- Requirement: Copy the data exactly; pictures stay out of the copy.

"""

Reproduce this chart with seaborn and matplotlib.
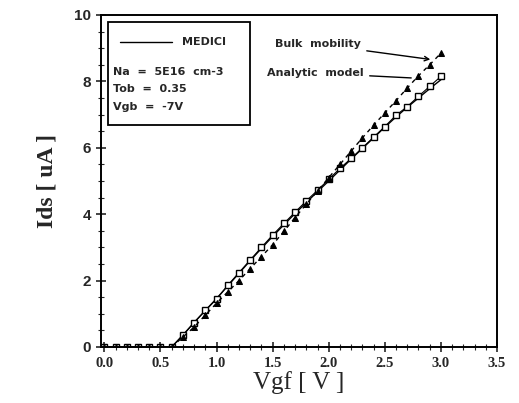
import numpy as np
import pandas as pd
import matplotlib
matplotlib.use("Agg")
import matplotlib.pyplot as plt
from matplotlib.lines import Line2D
from matplotlib.patches import Rectangle
from matplotlib.ticker import MultipleLocator
import seaborn as sns

# -----------------------------
# Data
# -----------------------------
vgf = [0.0, 0.1, 0.2, 0.3, 0.4, 0.5, 0.6, 0.7, 0.8, 0.9, 1.0,
       1.1, 1.2, 1.3, 1.4, 1.5, 1.6, 1.7, 1.8, 1.9, 2.0,
       2.1, 2.2, 2.3, 2.4, 2.5, 2.6, 2.7, 2.8, 2.9, 3.0]

ids_medici = [0.0, 0.0, 0.0, 0.0, 0.0, 0.0, 0.0, 0.36, 0.74, 1.1, 1.46,
              1.84, 2.22, 2.6, 2.97, 3.33, 3.68, 4.02, 4.35, 4.68, 5.0,
              5.33, 5.66, 5.98, 6.3, 6.62, 6.93, 7.22, 7.5, 7.78, 8.05]

ids_analytic = [0.0, 0.0, 0.0, 0.0, 0.0, 0.0, 0.0, 0.35, 0.73, 1.1, 1.44,
                1.86, 2.24, 2.62, 3.0, 3.37, 3.72, 4.06, 4.4, 4.72, 5.05,
                5.38, 5.68, 6.0, 6.32, 6.64, 6.98, 7.24, 7.55, 7.85, 8.15]

ids_bulk = [0.0, 0.0, 0.0, 0.0, 0.0, 0.0, 0.0, 0.3, 0.6, 0.96, 1.32,
            1.66, 2.0, 2.36, 2.72, 3.08, 3.48, 3.9, 4.3, 4.7, 5.1,
            5.5, 5.9, 6.3, 6.68, 7.05, 7.42, 7.8, 8.17, 8.5, 8.85]

legend_notes = ["Na  =  5E16  cm-3", "Tob  =  0.35", "Vgb  =  -7V"]

# -----------------------------
# Plot
# -----------------------------
sns.set_style("ticks")
plt.rcParams["font.family"] = ["DejaVu Sans"]

fig = plt.figure(figsize=(5.19, 4.03), dpi=100)
ax = fig.add_axes([0.1946, 0.139, 0.763, 0.8238])

sns.lineplot(x=vgf, y=ids_medici, ax=ax, color="black", linewidth=1.0)
sns.lineplot(x=vgf, y=ids_analytic, ax=ax, color="black", linewidth=0.8,
             marker="s", markersize=5, markerfacecolor="white",
             markeredgecolor="black", markeredgewidth=1.0)
sns.lineplot(x=vgf, y=ids_bulk, ax=ax, color="black", linewidth=1.0,
             linestyle=(0, (3, 3)), marker="^", markersize=5,
             markerfacecolor="black", markeredgecolor="black")

ax.set_xlim(-0.03, 3.5)
ax.set_ylim(0, 10)
ax.xaxis.set_minor_locator(MultipleLocator(0.1))
ax.yaxis.set_minor_locator(MultipleLocator(0.5))
ax.tick_params(which="major", direction="inout", length=7, width=1.2)
ax.tick_params(which="minor", direction="inout", length=4, width=0.8)
for sp in ax.spines.values():
    sp.set_linewidth(1.4)
    sp.set_color("black")

ax.set_xticks([0, 0.5, 1.0, 1.5, 2.0, 2.5, 3.0, 3.5])
ax.set_xticklabels(["0.0", "0.5", "1.0", "1.5", "2.0", "2.5", "3.0", "3.5"],
                   family=["Liberation Serif"], fontweight="bold", fontsize=10.5)
ax.set_yticks([0, 2, 4, 6, 8, 10])
ax.set_yticklabels(["0", "2", "4", "6", "8", "10"], family=["Liberation Sans"],
                   fontweight="bold", fontsize=11)

ax.set_xlabel("Vgf [ V ]", family=["Liberation Serif"], fontsize=18, labelpad=1)
ax.set_ylabel("Ids [ uA ]", family=["Liberation Serif"], fontsize=17,
              fontweight="bold", labelpad=12)

# boxed key: MEDICI line and the device parameters
ax.add_patch(Rectangle((0.018, 0.669), 0.358, 0.31, transform=ax.transAxes,
                       facecolor="white", edgecolor="black", linewidth=1.3, zorder=5))
ax.add_line(Line2D([0.048, 0.179], [0.919, 0.919], transform=ax.transAxes,
                   color="black", linewidth=1.0, zorder=6))
txt = dict(transform=ax.transAxes, fontsize=8, fontweight="bold", va="center", zorder=6)
ax.text(0.205, 0.919, "MEDICI", **txt)
for yy, note in zip([0.828, 0.778, 0.724], legend_notes):
    ax.text(0.03, yy, note, **txt)

ax.annotate("Bulk  mobility", xy=(2.93, 8.65), xytext=(1.52, 9.12),
            fontsize=8, fontweight="bold", va="center",
            arrowprops=dict(arrowstyle="->", color="black", lw=1.0))
ax.annotate("Analytic  model", xy=(2.76, 8.1), xytext=(1.45, 8.25),
            fontsize=8, fontweight="bold", va="center",
            arrowprops=dict(arrowstyle="-", color="black", lw=1.0))

plt.savefig("out.png", dpi=100)
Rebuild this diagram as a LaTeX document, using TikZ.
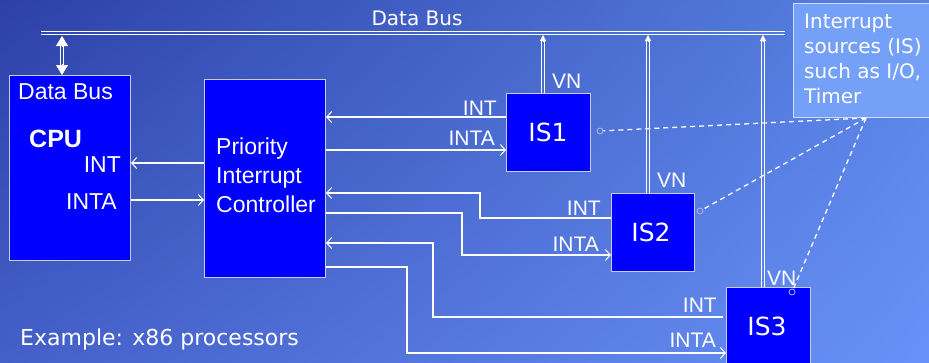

"""

- Task answer:
Reproduce this chart with seaborn and matplotlib.
import numpy as np
import pandas as pd
import matplotlib
matplotlib.use("Agg")
import matplotlib.pyplot as plt
from matplotlib.lines import Line2D
from matplotlib.patches import Rectangle
from matplotlib.ticker import MultipleLocator
import seaborn as sns

# -----------------------------
# Data
# -----------------------------
vgf = [0.0, 0.1, 0.2, 0.3, 0.4, 0.5, 0.6, 0.7, 0.8, 0.9, 1.0,
       1.1, 1.2, 1.3, 1.4, 1.5, 1.6, 1.7, 1.8, 1.9, 2.0,
       2.1, 2.2, 2.3, 2.4, 2.5, 2.6, 2.7, 2.8, 2.9, 3.0]

ids_medici = [0.0, 0.0, 0.0, 0.0, 0.0, 0.0, 0.0, 0.36, 0.74, 1.1, 1.46,
              1.84, 2.22, 2.6, 2.97, 3.33, 3.68, 4.02, 4.35, 4.68, 5.0,
              5.33, 5.66, 5.98, 6.3, 6.62, 6.93, 7.22, 7.5, 7.78, 8.05]

ids_analytic = [0.0, 0.0, 0.0, 0.0, 0.0, 0.0, 0.0, 0.35, 0.73, 1.1, 1.44,
                1.86, 2.24, 2.62, 3.0, 3.37, 3.72, 4.06, 4.4, 4.72, 5.05,
                5.38, 5.68, 6.0, 6.32, 6.64, 6.98, 7.24, 7.55, 7.85, 8.15]

ids_bulk = [0.0, 0.0, 0.0, 0.0, 0.0, 0.0, 0.0, 0.3, 0.6, 0.96, 1.32,
            1.66, 2.0, 2.36, 2.72, 3.08, 3.48, 3.9, 4.3, 4.7, 5.1,
            5.5, 5.9, 6.3, 6.68, 7.05, 7.42, 7.8, 8.17, 8.5, 8.85]

legend_notes = ["Na  =  5E16  cm-3", "Tob  =  0.35", "Vgb  =  -7V"]

# -----------------------------
# Plot
# -----------------------------
sns.set_style("ticks")
plt.rcParams["font.family"] = ["DejaVu Sans"]

fig = plt.figure(figsize=(5.19, 4.03), dpi=100)
ax = fig.add_axes([0.1946, 0.139, 0.763, 0.8238])

sns.lineplot(x=vgf, y=ids_medici, ax=ax, color="black", linewidth=1.0)
sns.lineplot(x=vgf, y=ids_analytic, ax=ax, color="black", linewidth=0.8,
             marker="s", markersize=5, markerfacecolor="white",
             markeredgecolor="black", markeredgewidth=1.0)
sns.lineplot(x=vgf, y=ids_bulk, ax=ax, color="black", linewidth=1.0,
             linestyle=(0, (3, 3)), marker="^", markersize=5,
             markerfacecolor="black", markeredgecolor="black")

ax.set_xlim(-0.03, 3.5)
ax.set_ylim(0, 10)
ax.xaxis.set_minor_locator(MultipleLocator(0.1))
ax.yaxis.set_minor_locator(MultipleLocator(0.5))
ax.tick_params(which="major", direction="inout", length=7, width=1.2)
ax.tick_params(which="minor", direction="inout", length=4, width=0.8)
for sp in ax.spines.values():
    sp.set_linewidth(1.4)
    sp.set_color("black")

ax.set_xticks([0, 0.5, 1.0, 1.5, 2.0, 2.5, 3.0, 3.5])
ax.set_xticklabels(["0.0", "0.5", "1.0", "1.5", "2.0", "2.5", "3.0", "3.5"],
                   family=["Liberation Serif"], fontweight="bold", fontsize=10.5)
ax.set_yticks([0, 2, 4, 6, 8, 10])
ax.set_yticklabels(["0", "2", "4", "6", "8", "10"], family=["Liberation Sans"],
                   fontweight="bold", fontsize=11)

ax.set_xlabel("Vgf [ V ]", family=["Liberation Serif"], fontsize=18, labelpad=1)
ax.set_ylabel("Ids [ uA ]", family=["Liberation Serif"], fontsize=17,
              fontweight="bold", labelpad=12)

# boxed key: MEDICI line and the device parameters
ax.add_patch(Rectangle((0.018, 0.669), 0.358, 0.31, transform=ax.transAxes,
                       facecolor="white", edgecolor="black", linewidth=1.3, zorder=5))
ax.add_line(Line2D([0.048, 0.179], [0.919, 0.919], transform=ax.transAxes,
                   color="black", linewidth=1.0, zorder=6))
txt = dict(transform=ax.transAxes, fontsize=8, fontweight="bold", va="center", zorder=6)
ax.text(0.205, 0.919, "MEDICI", **txt)
for yy, note in zip([0.828, 0.778, 0.724], legend_notes):
    ax.text(0.03, yy, note, **txt)

ax.annotate("Bulk  mobility", xy=(2.93, 8.65), xytext=(1.52, 9.12),
            fontsize=8, fontweight="bold", va="center",
            arrowprops=dict(arrowstyle="->", color="black", lw=1.0))
ax.annotate("Analytic  model", xy=(2.76, 8.1), xytext=(1.45, 8.25),
            fontsize=8, fontweight="bold", va="center",
            arrowprops=dict(arrowstyle="-", color="black", lw=1.0))

plt.savefig("out.png", dpi=100)
Rebuild this diagram as a LaTeX document, using TikZ.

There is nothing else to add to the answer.